• _DATASET SECTION_:
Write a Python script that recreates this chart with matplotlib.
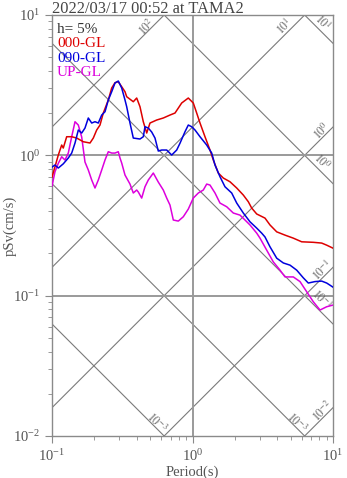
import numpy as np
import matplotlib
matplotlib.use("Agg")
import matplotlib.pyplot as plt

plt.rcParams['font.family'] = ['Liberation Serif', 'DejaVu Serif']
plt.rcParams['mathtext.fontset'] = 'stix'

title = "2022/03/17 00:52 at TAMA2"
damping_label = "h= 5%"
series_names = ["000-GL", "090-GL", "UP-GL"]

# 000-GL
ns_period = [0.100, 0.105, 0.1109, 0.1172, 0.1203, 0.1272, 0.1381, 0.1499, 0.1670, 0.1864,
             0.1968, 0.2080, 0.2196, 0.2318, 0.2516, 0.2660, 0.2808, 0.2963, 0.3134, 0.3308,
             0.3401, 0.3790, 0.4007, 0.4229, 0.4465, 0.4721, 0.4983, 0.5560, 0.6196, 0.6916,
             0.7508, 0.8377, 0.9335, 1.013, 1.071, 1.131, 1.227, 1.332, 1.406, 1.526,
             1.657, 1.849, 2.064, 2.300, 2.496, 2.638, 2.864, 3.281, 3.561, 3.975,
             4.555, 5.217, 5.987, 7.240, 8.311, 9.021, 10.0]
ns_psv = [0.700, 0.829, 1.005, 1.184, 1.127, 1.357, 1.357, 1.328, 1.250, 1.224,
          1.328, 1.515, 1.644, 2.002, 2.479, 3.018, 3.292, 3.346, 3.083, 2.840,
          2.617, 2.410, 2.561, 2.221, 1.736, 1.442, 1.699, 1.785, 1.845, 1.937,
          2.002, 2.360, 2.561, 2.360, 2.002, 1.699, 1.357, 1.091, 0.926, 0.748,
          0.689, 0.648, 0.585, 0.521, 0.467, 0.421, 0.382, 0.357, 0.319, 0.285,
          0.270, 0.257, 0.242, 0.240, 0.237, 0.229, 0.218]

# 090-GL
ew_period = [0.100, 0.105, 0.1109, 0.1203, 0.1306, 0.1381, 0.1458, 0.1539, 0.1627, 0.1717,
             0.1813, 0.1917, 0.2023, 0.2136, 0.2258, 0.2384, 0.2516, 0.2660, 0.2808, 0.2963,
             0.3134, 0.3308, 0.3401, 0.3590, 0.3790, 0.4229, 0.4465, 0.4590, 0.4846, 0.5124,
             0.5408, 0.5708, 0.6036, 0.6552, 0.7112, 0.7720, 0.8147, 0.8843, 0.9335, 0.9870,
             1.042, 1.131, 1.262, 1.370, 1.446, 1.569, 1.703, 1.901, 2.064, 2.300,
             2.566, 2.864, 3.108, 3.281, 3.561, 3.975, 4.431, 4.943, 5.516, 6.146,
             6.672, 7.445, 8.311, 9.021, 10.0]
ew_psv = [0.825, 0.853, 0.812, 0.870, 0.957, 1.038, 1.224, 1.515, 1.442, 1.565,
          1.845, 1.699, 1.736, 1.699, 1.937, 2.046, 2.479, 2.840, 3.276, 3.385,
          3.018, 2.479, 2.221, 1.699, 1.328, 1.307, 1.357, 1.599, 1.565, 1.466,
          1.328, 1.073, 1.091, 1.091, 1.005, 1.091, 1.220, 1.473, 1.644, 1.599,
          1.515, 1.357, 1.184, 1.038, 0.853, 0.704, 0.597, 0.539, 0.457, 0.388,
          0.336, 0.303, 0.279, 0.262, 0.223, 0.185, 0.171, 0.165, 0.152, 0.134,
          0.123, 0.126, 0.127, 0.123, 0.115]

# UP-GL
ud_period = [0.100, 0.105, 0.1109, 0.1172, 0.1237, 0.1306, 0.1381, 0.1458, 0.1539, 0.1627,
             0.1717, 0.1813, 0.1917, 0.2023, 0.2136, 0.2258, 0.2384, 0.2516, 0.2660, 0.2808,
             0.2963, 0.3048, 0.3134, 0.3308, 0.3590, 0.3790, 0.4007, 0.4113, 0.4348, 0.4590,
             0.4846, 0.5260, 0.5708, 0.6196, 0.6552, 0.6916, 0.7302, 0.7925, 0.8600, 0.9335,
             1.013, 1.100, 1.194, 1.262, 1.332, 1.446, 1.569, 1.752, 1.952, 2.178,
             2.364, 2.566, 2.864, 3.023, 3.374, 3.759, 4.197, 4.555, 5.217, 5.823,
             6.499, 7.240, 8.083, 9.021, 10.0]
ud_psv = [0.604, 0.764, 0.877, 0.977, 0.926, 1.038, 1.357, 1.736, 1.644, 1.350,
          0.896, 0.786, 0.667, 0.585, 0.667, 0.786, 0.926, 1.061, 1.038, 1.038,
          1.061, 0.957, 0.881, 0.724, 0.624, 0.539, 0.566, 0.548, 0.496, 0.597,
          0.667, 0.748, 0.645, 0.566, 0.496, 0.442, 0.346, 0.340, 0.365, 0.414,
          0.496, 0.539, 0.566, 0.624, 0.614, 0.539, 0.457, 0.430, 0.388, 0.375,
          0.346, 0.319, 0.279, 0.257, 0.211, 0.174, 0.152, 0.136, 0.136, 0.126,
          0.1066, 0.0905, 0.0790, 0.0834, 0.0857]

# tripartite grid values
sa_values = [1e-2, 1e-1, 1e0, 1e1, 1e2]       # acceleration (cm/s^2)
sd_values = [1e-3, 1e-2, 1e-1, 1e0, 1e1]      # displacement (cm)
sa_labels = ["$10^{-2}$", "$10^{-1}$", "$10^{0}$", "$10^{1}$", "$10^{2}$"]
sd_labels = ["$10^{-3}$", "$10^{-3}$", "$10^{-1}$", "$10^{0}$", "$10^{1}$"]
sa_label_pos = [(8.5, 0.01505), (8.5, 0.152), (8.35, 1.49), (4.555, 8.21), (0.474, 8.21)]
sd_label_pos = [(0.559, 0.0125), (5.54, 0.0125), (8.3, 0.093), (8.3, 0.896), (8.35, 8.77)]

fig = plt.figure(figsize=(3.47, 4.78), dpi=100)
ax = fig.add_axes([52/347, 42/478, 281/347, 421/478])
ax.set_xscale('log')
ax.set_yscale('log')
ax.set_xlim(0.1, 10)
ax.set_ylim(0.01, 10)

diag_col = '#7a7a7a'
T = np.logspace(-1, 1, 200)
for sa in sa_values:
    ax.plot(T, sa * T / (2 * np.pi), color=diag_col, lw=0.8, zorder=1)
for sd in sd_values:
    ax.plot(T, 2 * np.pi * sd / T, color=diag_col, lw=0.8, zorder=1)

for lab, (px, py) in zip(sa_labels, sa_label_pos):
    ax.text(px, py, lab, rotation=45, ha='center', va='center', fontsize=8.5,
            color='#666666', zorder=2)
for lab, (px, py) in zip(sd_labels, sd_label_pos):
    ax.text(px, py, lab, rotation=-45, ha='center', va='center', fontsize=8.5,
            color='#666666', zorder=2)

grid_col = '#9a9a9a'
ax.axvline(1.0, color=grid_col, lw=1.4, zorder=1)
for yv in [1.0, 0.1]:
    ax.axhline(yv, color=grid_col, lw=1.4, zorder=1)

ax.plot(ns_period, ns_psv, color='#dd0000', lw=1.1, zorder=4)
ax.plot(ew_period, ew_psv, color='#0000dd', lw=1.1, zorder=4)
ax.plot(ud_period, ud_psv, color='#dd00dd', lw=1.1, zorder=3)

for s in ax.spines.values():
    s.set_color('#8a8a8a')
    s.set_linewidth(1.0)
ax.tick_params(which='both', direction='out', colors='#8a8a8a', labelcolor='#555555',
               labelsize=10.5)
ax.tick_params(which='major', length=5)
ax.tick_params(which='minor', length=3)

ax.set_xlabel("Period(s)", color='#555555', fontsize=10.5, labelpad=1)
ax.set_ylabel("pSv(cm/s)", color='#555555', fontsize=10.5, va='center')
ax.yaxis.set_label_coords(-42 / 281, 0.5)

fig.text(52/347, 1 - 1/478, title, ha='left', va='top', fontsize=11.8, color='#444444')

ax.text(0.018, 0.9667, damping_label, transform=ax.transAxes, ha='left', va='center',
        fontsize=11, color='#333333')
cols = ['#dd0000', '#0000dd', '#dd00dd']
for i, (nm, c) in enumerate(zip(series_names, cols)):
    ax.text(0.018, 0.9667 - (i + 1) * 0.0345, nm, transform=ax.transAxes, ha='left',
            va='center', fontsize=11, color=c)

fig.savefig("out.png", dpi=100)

• _PROBLEM REQUIREMENTS_: Repeat the listing above up to and including the line with "0.270, 0.257, 0.242, 0.240, 0.237, 0.229, 0.218]", starting from its first line. Drop any pictures.

• _EXERCISE ANSWER_:
Write a Python script that recreates this chart with matplotlib.
import numpy as np
import matplotlib
matplotlib.use("Agg")
import matplotlib.pyplot as plt

plt.rcParams['font.family'] = ['Liberation Serif', 'DejaVu Serif']
plt.rcParams['mathtext.fontset'] = 'stix'

title = "2022/03/17 00:52 at TAMA2"
damping_label = "h= 5%"
series_names = ["000-GL", "090-GL", "UP-GL"]

# 000-GL
ns_period = [0.100, 0.105, 0.1109, 0.1172, 0.1203, 0.1272, 0.1381, 0.1499, 0.1670, 0.1864,
             0.1968, 0.2080, 0.2196, 0.2318, 0.2516, 0.2660, 0.2808, 0.2963, 0.3134, 0.3308,
             0.3401, 0.3790, 0.4007, 0.4229, 0.4465, 0.4721, 0.4983, 0.5560, 0.6196, 0.6916,
             0.7508, 0.8377, 0.9335, 1.013, 1.071, 1.131, 1.227, 1.332, 1.406, 1.526,
             1.657, 1.849, 2.064, 2.300, 2.496, 2.638, 2.864, 3.281, 3.561, 3.975,
             4.555, 5.217, 5.987, 7.240, 8.311, 9.021, 10.0]
ns_psv = [0.700, 0.829, 1.005, 1.184, 1.127, 1.357, 1.357, 1.328, 1.250, 1.224,
          1.328, 1.515, 1.644, 2.002, 2.479, 3.018, 3.292, 3.346, 3.083, 2.840,
          2.617, 2.410, 2.561, 2.221, 1.736, 1.442, 1.699, 1.785, 1.845, 1.937,
          2.002, 2.360, 2.561, 2.360, 2.002, 1.699, 1.357, 1.091, 0.926, 0.748,
          0.689, 0.648, 0.585, 0.521, 0.467, 0.421, 0.382, 0.357, 0.319, 0.285,
          0.270, 0.257, 0.242, 0.240, 0.237, 0.229, 0.218]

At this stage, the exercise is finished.